Faculty Show and Share is a series put on by the Center for Educational Technology in collaboration with the Center for Faculty Excellence. Each session features a guest faculty member who shows how they use a technology to address a teaching goal. Come hear what worked - or didn't work in a format that is informal, experimental, and fun. Discussion is encouraged and anyone is welcome regardless of their experience with technology.
We are always looking for faculty to show and share. Please contact Marilyn Dispensa (mdispensa@ithaca.edu or 274-3647) if you are interested.
Faculty Show and Share Group
Stress Relief
STOP STRESSING, START LIVING
Presented by Mary Tomaselli, Director, Employee and Organizational Development
and
Deborah Harper, Director, Counseling and Wellness
December 3, 2012
We all experience stress at one time or another. The trick is to acknowledge it and know how to revitalize your energy. In this interactive workshop, we learned about what causes stress, what it can do to us if it is left unchecked, and how we can manage it more effectively in our life. Through a facilitated discussion, we examined our own life experiences and values in order to develop a personal plan that reduces stress and leaves you energized instead of depleted or exhausted.
Turn Up The Transparency
Before video projectors and Google image search, the only practical way to show art to students was through slide projections. Now that the technology is rarely used at Ithaca College, the Visual Resources Collection has been undertaking a six-year clean-out of all their slides. Out of the original collection of 160,000, only 60,000 will be kept for research purposes.

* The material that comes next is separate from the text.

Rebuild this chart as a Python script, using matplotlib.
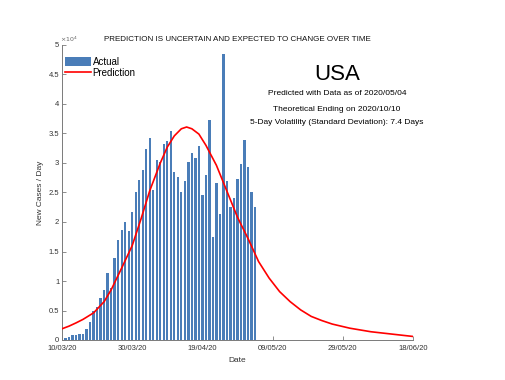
import numpy as np
import matplotlib
matplotlib.use("Agg")
import matplotlib.pyplot as plt

plt.rcParams['font.family'] = ['Liberation Sans', 'DejaVu Sans']

# daily new cases, 10/03/20 .. 04/05/20
start = np.datetime64('2020-03-10')
actual = [100, 390, 500, 850, 900, 960, 1000, 1870, 3060, 4920,
          5660, 7190, 8490, 11320, 8770, 13980, 16870, 18680, 20030, 18400,
          21620, 25010, 27170, 28750, 32370, 34180, 25350, 30560, 30200, 33250,
          33750, 35480, 28400, 27600, 25010, 26880, 30100, 31690, 30840, 32940,
          24620, 28010, 37240, 17540, 26550, 21370, 48530, 26880, 22600, 24050,
          27250, 29870, 33950, 29310, 25100, 22530]
actual_dates = start + np.arange(len(actual))

# prediction curve (day offset from 10/03/20, cases)
pred_day = [0, 2, 4, 6, 9, 12, 14, 17, 20, 22.5, 25, 28, 30, 32, 34, 35.5,
            37, 39, 41, 44, 47, 50, 53, 56, 59, 62, 65, 68, 71, 74, 77, 82,
            88, 94, 100]
pred_val = [1900, 2350, 2900, 3500, 4600, 6500, 8500, 12200, 16000, 20500,
            25300, 30000, 32700, 34600, 35800, 36100, 35800, 34900, 33000, 29600,
            25200, 20800, 17200, 13300, 10500, 8200, 6500, 5100, 4000, 3300,
            2700, 2000, 1400, 1000, 600]
pred_dates = start + np.array([np.timedelta64(int(round(d * 24)), 'h') for d in pred_day])

tick_dates = ['2020-03-10', '2020-03-30', '2020-04-19', '2020-05-09', '2020-05-29', '2020-06-18']
tick_labels = ['10/03/20', '30/03/20', '19/04/20', '09/05/20', '29/05/20', '18/06/20']
yticks = [0, 5000, 10000, 15000, 20000, 25000, 30000, 35000, 40000, 45000, 50000]
ytick_labels = ['0', '0.5', '1', '1.5', '2', '2.5', '3', '3.5', '4', '4.5', '5']

fig = plt.figure(figsize=(5.05, 3.80), dpi=100)
ax = fig.add_axes([62/505, 40/380, 351/505, 295/380])

bars = ax.bar(actual_dates, actual, width=0.66, color='#4a7db8', label='Actual', zorder=2)
line, = ax.plot(pred_dates, pred_val, color='#ff0000', lw=1.2, label='Prediction', zorder=3)

ax.set_xlim(np.datetime64('2020-03-10'), np.datetime64('2020-06-18'))
ax.set_ylim(0, 50000)
ax.set_xticks([np.datetime64(d) for d in tick_dates])
ax.set_xticklabels(tick_labels)
ax.set_yticks(yticks)
ax.set_yticklabels(ytick_labels)

axcol = '#7a7a7a'
for s in ['top', 'right']:
    ax.spines[s].set_visible(False)
for s in ['left', 'bottom']:
    ax.spines[s].set_color(axcol)
    ax.spines[s].set_linewidth(0.7)
ax.tick_params(direction='in', length=3, width=0.6, colors=axcol, labelsize=5.5,
               labelcolor='#333333')
ax.tick_params(axis='y', pad=2)
ax.tick_params(axis='x', pad=3.5)

ax.text(-0.005, 1.003, r'$\times10^4$', transform=ax.transAxes, fontsize=4.5,
        color='#666666', ha='left', va='bottom')

ax.set_xlabel('Date', fontsize=6, color='#333333', labelpad=4)
ax.set_ylabel('New Cases / Day', fontsize=6, color='#333333', labelpad=3)
ax.set_title('PREDICTION IS UNCERTAIN AND EXPECTED TO CHANGE OVER TIME',
             fontsize=5.8, color='#111111', pad=3)

ax.text(0.783, 0.9, 'USA', transform=ax.transAxes, fontsize=16, ha='center', va='center')
ax.text(0.783, 0.834, 'Predicted with Data as of 2020/05/04', transform=ax.transAxes,
        fontsize=6, ha='center', va='center')
ax.text(0.783, 0.783, 'Theoretical Ending on 2020/10/10', transform=ax.transAxes,
        fontsize=6, ha='center', va='center')
ax.text(0.783, 0.737, '5-Day Volatility (Standard Deviation): 7.4 Days', transform=ax.transAxes,
        fontsize=6, ha='center', va='center')

ax.legend([bars, line], ['Actual', 'Prediction'], loc='upper left',
          bbox_to_anchor=(-0.01, 0.983), frameon=False, fontsize=7,
          handlelength=2.6, handleheight=1.1, borderpad=0.2, labelspacing=0.15,
          handletextpad=0.2)

fig.savefig('out.png', dpi=100)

Instead of disposing of the rest, the VRC and the Handwerker Gallery organized a show titled “Turn up the Transparency.” The Visual Resources Collection gave faculty, students, and staff bags of fifty 35mm slides and asked them to create artwork utilizing those slides. The art work was on display in the Center for Faculty Excellence for approximately four weeks. An opening reception was held during the first week.